Nereden bilinebilirdi ki.
Yıllar sonra, salyangoz ‘Estragon’ olacak ve ‘ Foliya’ içinde fırından çıkıp züppe masalarda yerini alacaktı.
Daha sonraları da Anadolu’nun pişmiş topraklarından yapılmış güveç içinde, sakız gibi yapılmış peynir altında ‘ Garrnal’olacaktı.

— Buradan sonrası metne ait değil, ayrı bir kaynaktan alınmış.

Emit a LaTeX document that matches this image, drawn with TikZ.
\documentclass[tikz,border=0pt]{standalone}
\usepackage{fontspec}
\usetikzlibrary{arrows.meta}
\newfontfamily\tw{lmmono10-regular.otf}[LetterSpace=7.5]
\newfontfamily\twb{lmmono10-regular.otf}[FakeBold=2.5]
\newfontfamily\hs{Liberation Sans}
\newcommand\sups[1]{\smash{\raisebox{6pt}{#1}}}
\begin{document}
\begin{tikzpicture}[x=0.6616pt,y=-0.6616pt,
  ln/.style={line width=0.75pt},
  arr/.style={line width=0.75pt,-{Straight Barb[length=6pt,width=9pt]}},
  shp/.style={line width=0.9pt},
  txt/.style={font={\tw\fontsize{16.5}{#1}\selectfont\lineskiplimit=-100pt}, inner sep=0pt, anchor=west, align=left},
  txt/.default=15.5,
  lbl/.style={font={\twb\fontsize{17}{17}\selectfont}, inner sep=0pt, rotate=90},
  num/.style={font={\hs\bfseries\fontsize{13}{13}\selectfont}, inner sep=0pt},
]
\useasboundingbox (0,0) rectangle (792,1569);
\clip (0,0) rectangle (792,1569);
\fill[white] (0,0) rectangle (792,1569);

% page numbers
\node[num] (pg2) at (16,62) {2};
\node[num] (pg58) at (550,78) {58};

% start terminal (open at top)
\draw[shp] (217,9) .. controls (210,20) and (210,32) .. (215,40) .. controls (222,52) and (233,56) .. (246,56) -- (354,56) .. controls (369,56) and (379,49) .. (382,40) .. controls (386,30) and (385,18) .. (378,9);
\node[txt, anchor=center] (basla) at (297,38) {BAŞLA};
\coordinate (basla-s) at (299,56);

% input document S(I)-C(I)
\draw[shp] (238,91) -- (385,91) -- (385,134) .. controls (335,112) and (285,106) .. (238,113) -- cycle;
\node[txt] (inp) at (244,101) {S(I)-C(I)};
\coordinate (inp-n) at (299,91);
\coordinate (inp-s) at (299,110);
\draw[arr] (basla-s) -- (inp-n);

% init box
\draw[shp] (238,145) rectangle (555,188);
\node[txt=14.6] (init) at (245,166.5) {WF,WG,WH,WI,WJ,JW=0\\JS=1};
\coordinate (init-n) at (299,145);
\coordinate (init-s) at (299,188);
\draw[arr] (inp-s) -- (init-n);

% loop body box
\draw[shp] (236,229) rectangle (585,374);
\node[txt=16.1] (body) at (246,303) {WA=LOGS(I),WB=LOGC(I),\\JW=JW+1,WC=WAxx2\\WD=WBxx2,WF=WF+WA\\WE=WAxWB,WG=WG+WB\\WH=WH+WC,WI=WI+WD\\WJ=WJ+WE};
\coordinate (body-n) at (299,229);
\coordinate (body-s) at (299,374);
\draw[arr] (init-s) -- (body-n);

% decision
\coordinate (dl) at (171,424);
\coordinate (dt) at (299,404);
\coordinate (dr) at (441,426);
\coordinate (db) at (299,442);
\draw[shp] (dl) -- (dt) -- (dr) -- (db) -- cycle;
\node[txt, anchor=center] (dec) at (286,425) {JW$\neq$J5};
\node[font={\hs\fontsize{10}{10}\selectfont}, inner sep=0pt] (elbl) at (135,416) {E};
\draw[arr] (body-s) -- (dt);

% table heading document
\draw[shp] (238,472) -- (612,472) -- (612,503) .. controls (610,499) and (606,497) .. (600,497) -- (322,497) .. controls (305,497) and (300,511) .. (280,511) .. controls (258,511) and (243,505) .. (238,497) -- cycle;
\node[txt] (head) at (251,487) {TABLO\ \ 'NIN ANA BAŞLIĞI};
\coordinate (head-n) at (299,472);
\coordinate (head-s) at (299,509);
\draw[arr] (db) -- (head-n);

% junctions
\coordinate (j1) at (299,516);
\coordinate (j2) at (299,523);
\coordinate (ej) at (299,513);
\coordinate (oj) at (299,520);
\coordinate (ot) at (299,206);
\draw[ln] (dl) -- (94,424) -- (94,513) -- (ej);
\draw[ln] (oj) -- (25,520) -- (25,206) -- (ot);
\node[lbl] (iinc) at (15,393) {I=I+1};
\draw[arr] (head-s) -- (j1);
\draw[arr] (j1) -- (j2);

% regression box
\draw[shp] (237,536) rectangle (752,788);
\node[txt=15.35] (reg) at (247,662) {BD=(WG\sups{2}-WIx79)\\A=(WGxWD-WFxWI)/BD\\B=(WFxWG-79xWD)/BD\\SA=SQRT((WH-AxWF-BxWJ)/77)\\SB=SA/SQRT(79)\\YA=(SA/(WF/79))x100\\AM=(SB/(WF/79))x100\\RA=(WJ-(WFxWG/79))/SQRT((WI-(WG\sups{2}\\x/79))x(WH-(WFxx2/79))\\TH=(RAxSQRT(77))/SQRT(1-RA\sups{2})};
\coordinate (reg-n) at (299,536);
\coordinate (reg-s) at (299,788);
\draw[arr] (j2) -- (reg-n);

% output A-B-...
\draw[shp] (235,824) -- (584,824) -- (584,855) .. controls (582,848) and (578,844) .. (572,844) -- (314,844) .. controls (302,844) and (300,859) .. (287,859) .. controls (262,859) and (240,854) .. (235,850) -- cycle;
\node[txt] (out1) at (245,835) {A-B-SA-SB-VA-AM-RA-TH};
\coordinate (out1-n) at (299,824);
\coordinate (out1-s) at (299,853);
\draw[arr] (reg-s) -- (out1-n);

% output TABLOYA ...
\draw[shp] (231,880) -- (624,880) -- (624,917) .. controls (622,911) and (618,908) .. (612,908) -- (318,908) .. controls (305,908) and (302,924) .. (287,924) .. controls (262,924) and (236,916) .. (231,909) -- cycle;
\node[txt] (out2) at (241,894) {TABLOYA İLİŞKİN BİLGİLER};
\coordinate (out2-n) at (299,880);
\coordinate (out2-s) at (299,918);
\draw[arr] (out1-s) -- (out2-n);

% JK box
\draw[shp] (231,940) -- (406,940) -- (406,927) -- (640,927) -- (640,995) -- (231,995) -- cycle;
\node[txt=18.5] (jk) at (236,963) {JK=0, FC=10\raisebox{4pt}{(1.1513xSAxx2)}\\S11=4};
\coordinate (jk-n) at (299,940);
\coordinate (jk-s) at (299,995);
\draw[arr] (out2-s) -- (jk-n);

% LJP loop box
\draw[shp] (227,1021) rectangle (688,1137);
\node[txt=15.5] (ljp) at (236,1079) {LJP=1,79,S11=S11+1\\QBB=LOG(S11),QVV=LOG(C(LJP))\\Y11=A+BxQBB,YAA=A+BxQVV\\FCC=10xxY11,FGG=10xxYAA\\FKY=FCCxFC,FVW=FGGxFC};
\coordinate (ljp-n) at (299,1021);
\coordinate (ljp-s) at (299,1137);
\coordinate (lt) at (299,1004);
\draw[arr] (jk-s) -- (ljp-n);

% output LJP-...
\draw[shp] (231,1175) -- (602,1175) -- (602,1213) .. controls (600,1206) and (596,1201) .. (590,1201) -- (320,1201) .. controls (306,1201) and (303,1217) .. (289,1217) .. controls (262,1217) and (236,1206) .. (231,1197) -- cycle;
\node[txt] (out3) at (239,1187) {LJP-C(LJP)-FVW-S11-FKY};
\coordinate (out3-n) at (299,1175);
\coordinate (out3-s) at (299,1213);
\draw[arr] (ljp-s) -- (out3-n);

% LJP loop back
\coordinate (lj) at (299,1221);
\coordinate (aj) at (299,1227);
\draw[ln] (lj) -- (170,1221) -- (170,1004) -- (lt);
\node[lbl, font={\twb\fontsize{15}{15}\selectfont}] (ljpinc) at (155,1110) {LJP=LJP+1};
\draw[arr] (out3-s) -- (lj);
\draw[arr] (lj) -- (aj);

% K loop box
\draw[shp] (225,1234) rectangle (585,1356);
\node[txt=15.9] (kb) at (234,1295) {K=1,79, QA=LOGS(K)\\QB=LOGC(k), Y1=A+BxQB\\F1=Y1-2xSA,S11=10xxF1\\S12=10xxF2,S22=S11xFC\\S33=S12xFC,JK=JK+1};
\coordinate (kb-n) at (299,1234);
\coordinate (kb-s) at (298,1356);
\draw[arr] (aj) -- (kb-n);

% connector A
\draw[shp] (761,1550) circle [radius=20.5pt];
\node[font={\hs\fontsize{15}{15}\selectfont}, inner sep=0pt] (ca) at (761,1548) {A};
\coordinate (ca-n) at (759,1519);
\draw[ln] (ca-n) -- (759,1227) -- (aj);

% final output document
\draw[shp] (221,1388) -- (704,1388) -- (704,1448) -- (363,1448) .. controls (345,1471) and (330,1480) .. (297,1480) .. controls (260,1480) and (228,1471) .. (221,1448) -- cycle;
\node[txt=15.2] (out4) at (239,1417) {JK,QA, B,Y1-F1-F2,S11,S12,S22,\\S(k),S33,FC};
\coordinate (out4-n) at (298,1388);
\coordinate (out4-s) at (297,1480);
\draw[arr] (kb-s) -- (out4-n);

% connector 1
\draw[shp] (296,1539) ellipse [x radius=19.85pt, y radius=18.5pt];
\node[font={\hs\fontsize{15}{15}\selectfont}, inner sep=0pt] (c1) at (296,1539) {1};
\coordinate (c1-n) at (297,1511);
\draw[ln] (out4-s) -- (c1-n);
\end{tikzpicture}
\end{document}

1915 yılında İstanbul Balıkhanesi Müdürlüğü yapmış olan Karekin ’in Balık ve Balıkçılık kitabı okunmadan önce Balıkçılar Cemiyeti’ne gidilip, önce rastgele denilip ,sonra da olta, misine, kurşun, ağ muhabbetine kulak kabartılabilseydi?

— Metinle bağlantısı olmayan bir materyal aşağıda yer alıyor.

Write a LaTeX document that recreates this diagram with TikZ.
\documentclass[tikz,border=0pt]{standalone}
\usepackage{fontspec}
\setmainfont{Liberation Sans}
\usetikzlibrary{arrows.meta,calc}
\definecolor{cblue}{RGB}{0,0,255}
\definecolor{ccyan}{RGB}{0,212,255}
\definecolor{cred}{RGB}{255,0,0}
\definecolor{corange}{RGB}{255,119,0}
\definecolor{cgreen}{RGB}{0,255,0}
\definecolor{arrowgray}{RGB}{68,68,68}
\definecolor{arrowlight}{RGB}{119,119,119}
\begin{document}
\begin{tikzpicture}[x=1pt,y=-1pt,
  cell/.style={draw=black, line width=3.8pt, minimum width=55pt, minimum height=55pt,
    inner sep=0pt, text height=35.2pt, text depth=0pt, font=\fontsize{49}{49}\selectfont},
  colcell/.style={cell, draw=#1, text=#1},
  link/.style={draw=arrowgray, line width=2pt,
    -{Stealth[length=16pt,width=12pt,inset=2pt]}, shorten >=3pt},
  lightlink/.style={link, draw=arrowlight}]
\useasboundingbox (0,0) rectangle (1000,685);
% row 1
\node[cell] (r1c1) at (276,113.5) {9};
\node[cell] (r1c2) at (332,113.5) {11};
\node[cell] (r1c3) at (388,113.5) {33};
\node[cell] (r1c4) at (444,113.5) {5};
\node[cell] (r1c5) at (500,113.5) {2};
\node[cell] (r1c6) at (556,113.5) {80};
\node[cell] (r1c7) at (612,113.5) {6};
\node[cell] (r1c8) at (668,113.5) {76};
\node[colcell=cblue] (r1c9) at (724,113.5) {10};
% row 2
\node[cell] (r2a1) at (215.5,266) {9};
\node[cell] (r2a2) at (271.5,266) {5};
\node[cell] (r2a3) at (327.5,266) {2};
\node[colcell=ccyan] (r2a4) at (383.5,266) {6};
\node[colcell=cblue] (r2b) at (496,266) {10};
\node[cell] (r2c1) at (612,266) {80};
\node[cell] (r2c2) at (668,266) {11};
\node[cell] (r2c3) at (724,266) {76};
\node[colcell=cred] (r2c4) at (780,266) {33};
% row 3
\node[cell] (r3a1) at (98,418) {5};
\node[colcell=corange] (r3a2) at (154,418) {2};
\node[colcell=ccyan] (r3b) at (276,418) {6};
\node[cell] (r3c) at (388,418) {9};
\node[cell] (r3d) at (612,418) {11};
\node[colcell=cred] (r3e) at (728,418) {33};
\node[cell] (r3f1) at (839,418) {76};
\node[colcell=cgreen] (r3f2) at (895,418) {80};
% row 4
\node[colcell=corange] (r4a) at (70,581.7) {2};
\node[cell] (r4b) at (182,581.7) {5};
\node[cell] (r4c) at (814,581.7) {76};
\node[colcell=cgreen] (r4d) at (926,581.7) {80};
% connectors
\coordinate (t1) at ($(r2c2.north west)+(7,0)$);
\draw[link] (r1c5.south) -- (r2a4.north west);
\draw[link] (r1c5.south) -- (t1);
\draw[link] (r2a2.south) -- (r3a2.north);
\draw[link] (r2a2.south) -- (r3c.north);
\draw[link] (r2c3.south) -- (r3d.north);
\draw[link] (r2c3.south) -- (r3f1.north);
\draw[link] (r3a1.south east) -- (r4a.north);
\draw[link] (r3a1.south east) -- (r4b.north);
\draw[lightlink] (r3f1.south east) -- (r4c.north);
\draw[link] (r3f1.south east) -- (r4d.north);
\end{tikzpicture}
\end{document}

1909’dan 1923’e kadar İstanbul Balıkhanesi’ne bir yıl içinde denizden çıkarılıp getirilen balıkların,
“ …Kılıçbalığı, orkinos,
torik, palamut,
uskumru, çiroz ,kurutulmuş uskumru, kolyoz, lüfer, sardalye hamsi,
kefal,
levrek, gelincik, kaya, mersin, istavrit, izmarit, istrongiloz, kırlangıç, mazak, öksüz, barbunya, tekir, gümüşbalığı, hani,
iskorpit,
lipsoz, mercan, sinağrit, karagöz, eşkina, minakop, kalkan, bıyıklı, pisi, berlam, mezgit, kupes, tırpanagiller ve köpekbalıkları, zargana, dülger, supya, ahtapot, kalamar ..’’ olduğu görülecekti.
Şimdilerde,
“Balıklar Göç Etmeyi mi Unuttu”,
Göç etmek gezmektir. Gezmek özgürlüktür. Özgürlük güzelliktir. Güzeller sevilir. Sevilen sever.
Haydi Rastgele.
Göçmen güzelin yolunu keselim.
Denizlere dört mevsim sadık kalmayan gezginciyi Palamut’u yemeye gezerek gidelim.